**AIM OF THE TASK**
Set the listing down unchanged, minus every embedded image.

### PROVIDED DATA ###

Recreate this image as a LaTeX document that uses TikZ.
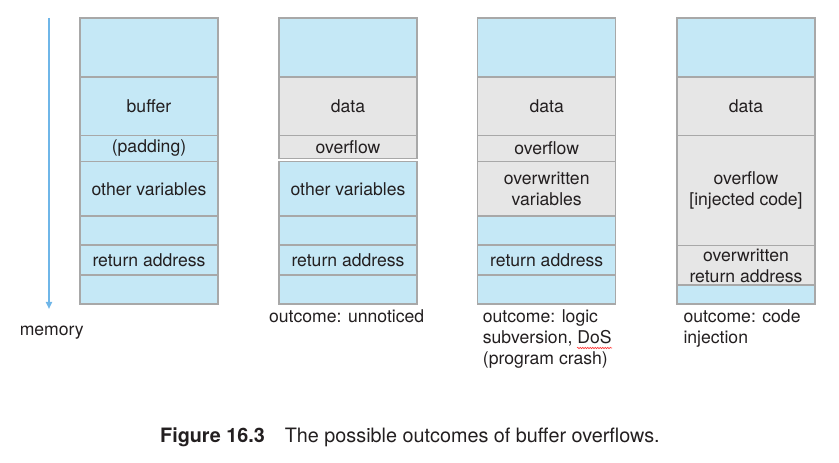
\documentclass[tikz,border=0pt]{standalone}
\usepackage{fontspec}
\setmainfont{TeX Gyre Heros}
\usetikzlibrary{arrows.meta,decorations.pathmorphing}
\definecolor{stackblue}{HTML}{C5E8F6}
\definecolor{datagray}{HTML}{E6E6E6}
\definecolor{edgegray}{HTML}{A8A8A8}
\definecolor{inkgray}{HTML}{231F20}
\definecolor{arrowblue}{HTML}{6FB6E8}
\tikzset{
  cell/.style={draw=edgegray, line width=1.3bp, minimum width=138bp, inner sep=0pt,
    align=center, text=inkgray, font=\fontsize{17.6bp}{21bp}\selectfont},
  free/.style={cell, fill=stackblue},
  used/.style={cell, fill=datagray},
  note/.style={text=inkgray, inner sep=0pt, align=left, font=\fontsize{17.6bp}{21bp}\selectfont}
}
\begin{document}
\begin{tikzpicture}[x=1bp,y=-1bp]
\useasboundingbox (0,0) rectangle (839,463);
% memory direction
\coordinate (mtop) at (49,18);
\coordinate (mbot) at (49,309);
\draw[arrowblue, line width=2bp, -{Triangle[width=6bp,length=7bp]}] (mtop) -- (mbot);
\node[note, anchor=base] (mem) at (51.8,336) {memory};
% normal stack
\node[free, minimum height=59bp] (atop) at (149,47.5) {};
\node[free, minimum height=58bp] (abuf) at (149,106.5) {buffer};
\node[free, minimum height=26bp] (apad) at (149,148.5) {(padding)};
\node[free, minimum height=55bp] (avar) at (149,189) {other variables};
\node[free, minimum height=29bp] (agap) at (149,230.5) {};
\node[free, minimum height=30bp] (aret) at (149,260.5) {return address};
\node[free, minimum height=29bp] (abot) at (149,289.5) {};
% unnoticed
\node[free, minimum height=59bp] (btop) at (348,47.5) {};
\node[used, minimum height=58bp] (bdat) at (348,106.5) {data};
\node[used, minimum height=23bp] (bovf) at (348,147) {overflow};
\node[free, minimum height=55bp] (bvar) at (348,189) {other variables};
\node[free, minimum height=29bp] (bgap) at (348,230.5) {};
\node[free, minimum height=30bp] (bret) at (348,260.5) {return address};
\node[free, minimum height=29bp] (bbot) at (348,289.5) {};
\node[note, anchor=base] (bout) at (346.7,323) {outcome: unnoticed};
% logic subversion
\node[free, minimum height=59bp] (ctop) at (546.7,47.5) {};
\node[used, minimum height=58bp] (cdat) at (546.7,106.5) {data};
\node[used, minimum height=26bp] (covf) at (546.7,148.5) {overflow};
\node[used, minimum height=55bp] (cvar) at (546.7,189) {overwritten\\variables};
\node[free, minimum height=29bp] (cgap) at (546.7,230.5) {};
\node[free, minimum height=30bp] (cret) at (546.7,260.5) {return address};
\node[free, minimum height=29bp] (cbot) at (546.7,289.5) {};
\node[note, anchor=base west] (cout) at (482.7,365) {outcome: logic\\subversion, DoS\\(program crash)};
\draw[red!80, line width=0.6bp, decorate, decoration={snake, segment length=2.5bp, amplitude=0.7bp}]
  (577,348) -- (612,348);
% code injection
\node[free, minimum height=59bp] (dtop) at (746,47.5) {};
\node[used, minimum height=58bp] (ddat) at (746,106.5) {data};
\node[used, minimum height=110bp] (dovf) at (746,190.5) {overflow\\{[injected code]}};
\node[used, minimum height=40bp] (dret) at (746,265.5) {overwritten\\return address};
\node[free, minimum height=19bp] (dbot) at (746,294.5) {};
\node[note, anchor=base west] (dout) at (683.3,344) {outcome: code\\injection};
% caption
\node[note, anchor=base west, font=\fontsize{19.8bp}{23bp}\selectfont] (cap) at (160,442)
  {\bfseries Figure 16.3\hspace{20bp}\mdseries The possible outcomes of buffer overflows.};
\end{tikzpicture}
\end{document}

###

**REPLY TO THE EXERCISE**
Recreate this image as a LaTeX document that uses TikZ.
\documentclass[tikz,border=0pt]{standalone}
\usepackage{fontspec}
\setmainfont{TeX Gyre Heros}
\usetikzlibrary{arrows.meta,decorations.pathmorphing}
\definecolor{stackblue}{HTML}{C5E8F6}
\definecolor{datagray}{HTML}{E6E6E6}
\definecolor{edgegray}{HTML}{A8A8A8}
\definecolor{inkgray}{HTML}{231F20}
\definecolor{arrowblue}{HTML}{6FB6E8}
\tikzset{
  cell/.style={draw=edgegray, line width=1.3bp, minimum width=138bp, inner sep=0pt,
    align=center, text=inkgray, font=\fontsize{17.6bp}{21bp}\selectfont},
  free/.style={cell, fill=stackblue},
  used/.style={cell, fill=datagray},
  note/.style={text=inkgray, inner sep=0pt, align=left, font=\fontsize{17.6bp}{21bp}\selectfont}
}
\begin{document}
\begin{tikzpicture}[x=1bp,y=-1bp]
\useasboundingbox (0,0) rectangle (839,463);
% memory direction
\coordinate (mtop) at (49,18);
\coordinate (mbot) at (49,309);
\draw[arrowblue, line width=2bp, -{Triangle[width=6bp,length=7bp]}] (mtop) -- (mbot);
\node[note, anchor=base] (mem) at (51.8,336) {memory};
% normal stack
\node[free, minimum height=59bp] (atop) at (149,47.5) {};
\node[free, minimum height=58bp] (abuf) at (149,106.5) {buffer};
\node[free, minimum height=26bp] (apad) at (149,148.5) {(padding)};
\node[free, minimum height=55bp] (avar) at (149,189) {other variables};
\node[free, minimum height=29bp] (agap) at (149,230.5) {};
\node[free, minimum height=30bp] (aret) at (149,260.5) {return address};
\node[free, minimum height=29bp] (abot) at (149,289.5) {};
% unnoticed
\node[free, minimum height=59bp] (btop) at (348,47.5) {};
\node[used, minimum height=58bp] (bdat) at (348,106.5) {data};
\node[used, minimum height=23bp] (bovf) at (348,147) {overflow};
\node[free, minimum height=55bp] (bvar) at (348,189) {other variables};
\node[free, minimum height=29bp] (bgap) at (348,230.5) {};
\node[free, minimum height=30bp] (bret) at (348,260.5) {return address};
\node[free, minimum height=29bp] (bbot) at (348,289.5) {};
\node[note, anchor=base] (bout) at (346.7,323) {outcome: unnoticed};
% logic subversion
\node[free, minimum height=59bp] (ctop) at (546.7,47.5) {};
\node[used, minimum height=58bp] (cdat) at (546.7,106.5) {data};
\node[used, minimum height=26bp] (covf) at (546.7,148.5) {overflow};
\node[used, minimum height=55bp] (cvar) at (546.7,189) {overwritten\\variables};
\node[free, minimum height=29bp] (cgap) at (546.7,230.5) {};
\node[free, minimum height=30bp] (cret) at (546.7,260.5) {return address};
\node[free, minimum height=29bp] (cbot) at (546.7,289.5) {};
\node[note, anchor=base west] (cout) at (482.7,365) {outcome: logic\\subversion, DoS\\(program crash)};
\draw[red!80, line width=0.6bp, decorate, decoration={snake, segment length=2.5bp, amplitude=0.7bp}]
  (577,348) -- (612,348);
% code injection
\node[free, minimum height=59bp] (dtop) at (746,47.5) {};
\node[used, minimum height=58bp] (ddat) at (746,106.5) {data};
\node[used, minimum height=110bp] (dovf) at (746,190.5) {overflow\\{[injected code]}};
\node[used, minimum height=40bp] (dret) at (746,265.5) {overwritten\\return address};
\node[free, minimum height=19bp] (dbot) at (746,294.5) {};
\node[note, anchor=base west] (dout) at (683.3,344) {outcome: code\\injection};
% caption
\node[note, anchor=base west, font=\fontsize{19.8bp}{23bp}\selectfont] (cap) at (160,442)
  {\bfseries Figure 16.3\hspace{20bp}\mdseries The possible outcomes of buffer overflows.};
\end{tikzpicture}
\end{document}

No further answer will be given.